[fpc-pascal] FPC Graphics options?

Jonas Maebe jonas at freepascal.org
Sat May 20 21:34:34 CEST 2017


On 19/05/17 02:54, Ryan Joseph wrote:
>> On May 18, 2017, at 10:40 PM, Jon Foster<jon-lists at jfpossibilities.com>  wrote:
>>
>> 62.44      1.33     1.33                             fpc_frac_real
>> 26.76      1.90     0.57 MATH_$$_FLOOR$EXTENDED$$LONGINT
>> 10.33      2.12     0.22                             FPC_DIV_INT64
> Thanks for profiling this.
> 
> Floor is there as I expected and 26% is pretty extreme but the others are floating point division?
> How does Java handle this so much better than FPC and what are the work arounds?
The Pascal test program that was benchmarked here contains a number of 
bugs/wrong translations from the C code (some stem from the original 
version, another one was added):
1) casting a floating point number to an int in C does not round, but 
truncates (I think this may have been mentioned earlier in the thread, I 
didn't read everything)
2) The usage of floor in the test program is wrong. C's floor takes a 
floating point number and returns one. The math unit's floor function 
takes a floating point number and returns an integer. In the Pascal 
version, this integer is then converted back to a floating point number 
because the rest of that expression also uses floating point.
3) The Pascal version uses longword instead of int32 for a number of 
variables (that are "int" in the C version). This results in one 
expression getting evaluated as 64 bit on 32 bit systems, which is where 
the FPC_DIV_INT64 calls come from (that's a routine to perform 64 bit 
*integer* divisions on 32 bit platforms)
4) frac() is only used to get a monotonous increasing value as part of 
the data input for the test program. The C code (and original Pascal 
version) uses a tick count and multiplies/divides that, which is much 
faster.

Then, there's one thing that can be done to optimize the Pascal version 
(after removing the bugs above):
1) Compile with SSE3 or higher, in particular because SSE3 can be used 
to implement trunc() with a single instruction (otherwise we pass via a 
helper that uses the x87 fpu, which moreover has to reconfigure it to 
change the rounding more and restore it afterwards). However, there does 
seem to be a bug in FPC 3.0.2 whereby compiling this program for -O2 
-Cfsse3 causes it to crash, because then it loads data from an 8-byte 
aligned location on the stack. It works fine when compiled with trunk 
and -O2 -Cfsse3 though (at least for 64 bit).
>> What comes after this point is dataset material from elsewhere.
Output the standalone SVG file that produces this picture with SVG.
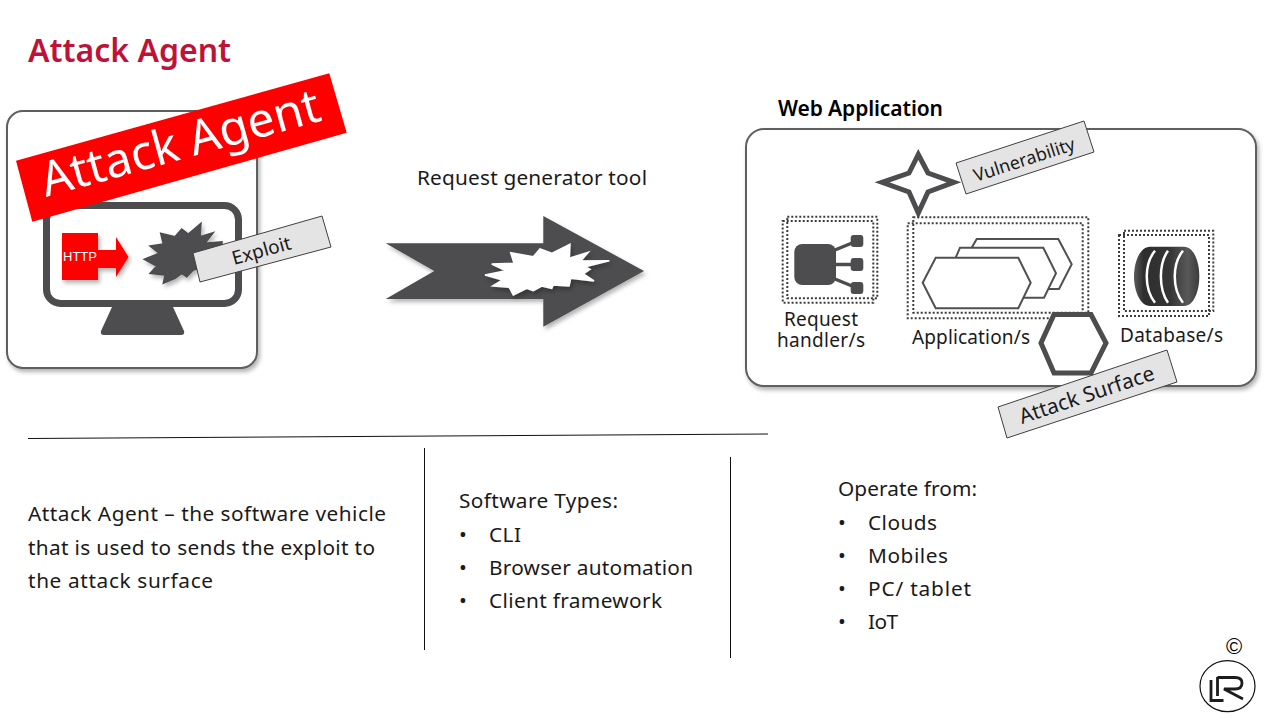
<svg xmlns="http://www.w3.org/2000/svg" width="1280" height="720" viewBox="0 0 1280 720">
<style>
text{font-family:"Noto Sans","Open Sans",sans-serif;fill:#1a1a1a}
.body{font-size:20.800px}
.lbl{font-size:19px}
.tag{fill:#e4e4e4;stroke:#404040;stroke-width:1}
.dot{fill:none;stroke:#3c3c3c;stroke-width:2;stroke-dasharray:2 2}
.hex{fill:#fff;stroke:#505050;stroke-width:2}
.dark{fill:#4d4d4f}
.rule{stroke:#111;stroke-width:1;fill:none}
.panel{fill:#fff;stroke:#5f5f5f;stroke-width:2}
</style>
<defs>
<filter id="sh" x="-10%" y="-10%" width="125%" height="125%"><feDropShadow dx="2" dy="3" stdDeviation="2" flood-color="#000" flood-opacity=".3"/></filter>
<linearGradient id="db" x1="0" x2="1" y1="0" y2="0"><stop offset="0" stop-color="#5a5a5a"/><stop offset=".15" stop-color="#2e2e2e"/><stop offset=".55" stop-color="#353535"/><stop offset=".82" stop-color="#585858"/><stop offset="1" stop-color="#3c3c3c"/></linearGradient>
</defs>
<rect width="1280" height="720" fill="#fff"/>
<text id="title" x="28" y="62" font-weight="600" style="fill:#bf1238;font-size:32px">Attack Agent</text>

<g id="attack-agent">
<rect class="panel" x="7" y="111" width="250" height="257" rx="16" filter="url(#sh)"/>
<rect x="46.500" y="205.500" width="192" height="98" rx="14" fill="#fff" stroke="#4d4d4f" stroke-width="7"/>
<path class="dark" d="M112 307H173L184 331Q185 335 181 335H104Q100 335 101 331Z"/>
<g filter="url(#sh)">
<rect x="62" y="233" width="36" height="47" fill="#f00"/>
<path fill="#f00" d="M98 250H116V237L128.500 257L116 277V268H98Z"/>
</g>
<text x="63" y="261" style="fill:#fff;font-family:'Liberation Sans',sans-serif;font-size:13px">HTTP</text>
<polygon class="dark" stroke="#4d4d4f" stroke-width="1.500" filter="url(#sh)" points="144.300,259.300 159.300,253.300 150,246 163.300,244 160.700,233.300 175,236.700 181.700,229 188.300,234 201,223.300 200,236.700 213.300,232.700 205,243.300 222,241.700 222,262 193.300,270 186.700,276.700 181.700,273.300 175,278.300 163.300,283.300 165,275 150,273.300 156.700,266"/>
</g>

<g id="attack-agent-banner">
<polygon points="16,160.700 329.300,73.300 346.700,132.700 32.300,221.700" fill="#f00"/>
<text transform="translate(46,197) rotate(-15.500)" style="fill:#fff;font-size:48px">Attack Agent</text>
</g>
<g id="exploit-tag">
<polygon class="tag" points="193,253 322,216 331,247 200,282"/>
<text transform="translate(234,265) rotate(-15.500)" style="font-size:19px">Exploit</text>
</g>

<g id="request-tool">
<text x="417" y="185" class="body" textLength="230">Request generator tool</text>
<polygon class="dark" filter="url(#sh)" points="385.700,243.300 543.300,243.300 543.300,216 644,271 543.300,326.700 543.300,299 385.700,299 434.300,271"/>
<polygon fill="#fff" stroke="#fff" stroke-width="1.500" filter="url(#sh)" points="485,275 506,270.700 491.700,264 514,263.300 510.700,252.700 533.300,256.700 540,249 551.700,253.300 570,244.300 569.300,258.300 588.300,252.300 580.700,261 609.300,260.700 585,266.700 590,269.300 583.300,274 594,281 570.700,278.300 569,286 553.300,285 551.700,288.300 541.700,286 533.300,290.700 526.700,288.300 513.300,295 509.300,287.300 492.700,286 502.700,280"/>
</g>

<g id="web-application">
<text x="778" y="116" textLength="165" style="font-size:21px;font-weight:600;fill:#000">Web Application</text>
<rect class="panel" x="746" y="129" width="510" height="257" rx="18" filter="url(#sh)"/>
</g>

<g id="vulnerability-star">
<path d="M918.300 154.500L928 173L954 182.300L928 192L918.300 213L909 192L882 182.300L909 173Z" fill="#fff" stroke="#4d4d4f" stroke-width="5"/>
</g>
<g id="vulnerability-tag">
<polygon class="tag" points="956,163 1084,121 1094,152 966,194"/>
<text transform="translate(976,182) rotate(-18)" style="font-size:18px">Vulnerability</text>
</g>

<g id="request-handler">
<rect class="dot" x="787.300" y="216.700" width="90" height="81.600"/>
<rect class="dot" x="782.700" y="221" width="90.600" height="81.700"/>
<rect class="dark" x="794.300" y="244" width="41.700" height="41" rx="8"/>
<path d="M830 252L857 241M830 264.500H857M830 277L857 288" stroke="#4d4d4f" stroke-width="3.500" fill="none"/>
<rect class="dark" x="850.700" y="235" width="12.600" height="12" rx="3"/>
<rect class="dark" x="850.700" y="258" width="12.600" height="13" rx="3"/>
<rect class="dark" x="850.700" y="282" width="12.600" height="12" rx="3"/>
<text x="784" y="326" class="lbl" textLength="74">Request</text>
<text x="777" y="347" class="lbl" textLength="88">handler/s</text>
</g>

<g id="application">
<rect class="dot" x="913.300" y="217.300" width="175" height="95.400"/>
<rect class="dot" x="907.700" y="223.300" width="175" height="95"/>
<polygon class="hex" points="976.700,239 1058.300,239 1071.700,264.300 1059,289 1000,289 971.700,247.700"/>
<polygon class="hex" points="960,247.700 1043.300,247.700 1056,273.300 1044,297.700 990,297.700 955.700,257.700"/>
<polygon class="hex" points="922.700,282.700 935.700,257.700 1018.300,257.700 1030.700,282.700 1018.300,308.300 935.700,308.300"/>
<text x="912" y="344" class="lbl" textLength="118">Application/s</text>
</g>

<g id="database">
<rect class="dot" x="1124" y="230.700" width="89.300" height="80.300"/>
<rect class="dot" x="1119" y="235" width="90" height="81"/>
<path d="M1150 246.700H1184C1194 246.700 1199.300 262 1199.300 276.300C1199.300 291 1194 306 1184 306H1150C1140 306 1134 291 1134 276.300C1134 262 1140 246.700 1150 246.700Z" fill="url(#db)"/>
<path d="M1155 250.700C1144 264 1144 289 1155 302.700M1168 250.700C1158.500 264 1158.500 289 1168 302.700M1183 250.700C1172 264 1172 289 1183 302.700" stroke="#fff" stroke-width="2.500" fill="none"/>
<text x="1120" y="342" class="lbl" textLength="103">Database/s</text>
</g>

<g id="attack-surface-hex">
<polygon points="1041,343 1054,314.500 1091,314.500 1106,343 1091,373 1054,373" fill="#fff" stroke="#4d4d4f" stroke-width="5"/>
</g>
<g id="attack-surface-tag">
<polygon class="tag" points="998,407 1167,350 1177,382 1007,438"/>
<text transform="translate(1022,424) rotate(-18.500)" style="font-size:21px">Attack Surface</text>
</g>

<g id="rules">
<path class="rule" d="M28 438.500L768 434M424.500 448V650M730.500 457V658"/>
</g>

<g id="definition">
<text x="28" y="521" class="body" textLength="358">Attack Agent – the software vehicle</text>
<text x="28" y="555" class="body" textLength="347">that is used to sends the exploit to</text>
<text x="28" y="588" class="body" textLength="185">the attack surface</text>
</g>
<g id="software-types">
<text x="459" y="508" class="body" textLength="159">Software Types:</text>
<text x="459" y="542" class="body">•</text><text x="489" y="542" class="body" textLength="32">CLI</text>
<text x="459" y="575" class="body">•</text><text x="489" y="575" class="body" textLength="204">Browser automation</text>
<text x="459" y="608" class="body">•</text><text x="489" y="608" class="body" textLength="173">Client framework</text>
</g>
<g id="operate-from">
<text x="838" y="496" class="body" textLength="139">Operate from:</text>
<text x="838" y="530" class="body">•</text><text x="868" y="530" class="body" textLength="69">Clouds</text>
<text x="838" y="563" class="body">•</text><text x="868" y="563" class="body" textLength="80">Mobiles</text>
<text x="838" y="596" class="body">•</text><text x="868" y="596" class="body" textLength="103">PC/ tablet</text>
<text x="838" y="629" class="body">•</text><text x="868" y="629" class="body" textLength="30">IoT</text>
</g>
<g id="logo">
<text x="1234" y="654" text-anchor="middle" style="font-family:'Liberation Sans',sans-serif;font-size:22px;fill:#000">©</text>
<ellipse cx="1227.500" cy="686.200" rx="27.500" ry="25.500" fill="#fff" stroke="#111" stroke-width="1.200"/>
<path d="M1211 680V700.500H1223.500M1217.500 677V696M1217.500 677.500H1235Q1242 677.500 1242 683Q1242 689 1235 689H1224L1243 699" fill="none" stroke="#1c1c1c" stroke-width="2.800"/>
</g>
</svg>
There's at least one minor twist of the classic "C compiler evaluates 
constant stuff at compile time":
1) oy and oz are constant. The "floor" function is a standard C library 
function, and hence C compilers know what it does and can evaluate it at 
compile time. Therefore, the oy-floor(oy) and oz-floor(oz) expressions 
are (equal) constants for C compilers.

Finally, there are two things FPC definitely is missing:
1) an SSE version of the int() function (which is the basis of a 
floating point version of floor()) (fairly specific to this program)
2) SSA support in loops (to make better use of SSE registers; related to 
Florian's note about the calling conventions). However, without the 
previous changes, even FPC code compiled to LLVM IR and then compiled to 
machine code with Clang (and hence with full SSA support) results in 
even worse performance than the code directly compiled with FPC.

There are definitely more things (as I did not manage to get FPC's LLVM 
IR to compile to a version that's equally fast as the LLVM IR generated 
from the C program), but I already spent more time than is reasonable on 
this. I hope the "the sky is falling" comments will stop though.

In summary, as has been mentioned by several people in this thread: you 
(not directed have to you personally, Ryan) always have to check where 
your program's slowness comes from, otherwise your test/benchmark is 
worse than useless (because it just creates confusion, and wastes other 
people's time when they get tired of mailing list getting flooded by the 
same information-less statements over and over again).

Also in summary, very little was learned from this. We have known for a 
long time that FPC needs SSA for better code generation for loops (and 
Florian has been working on it for a long time too).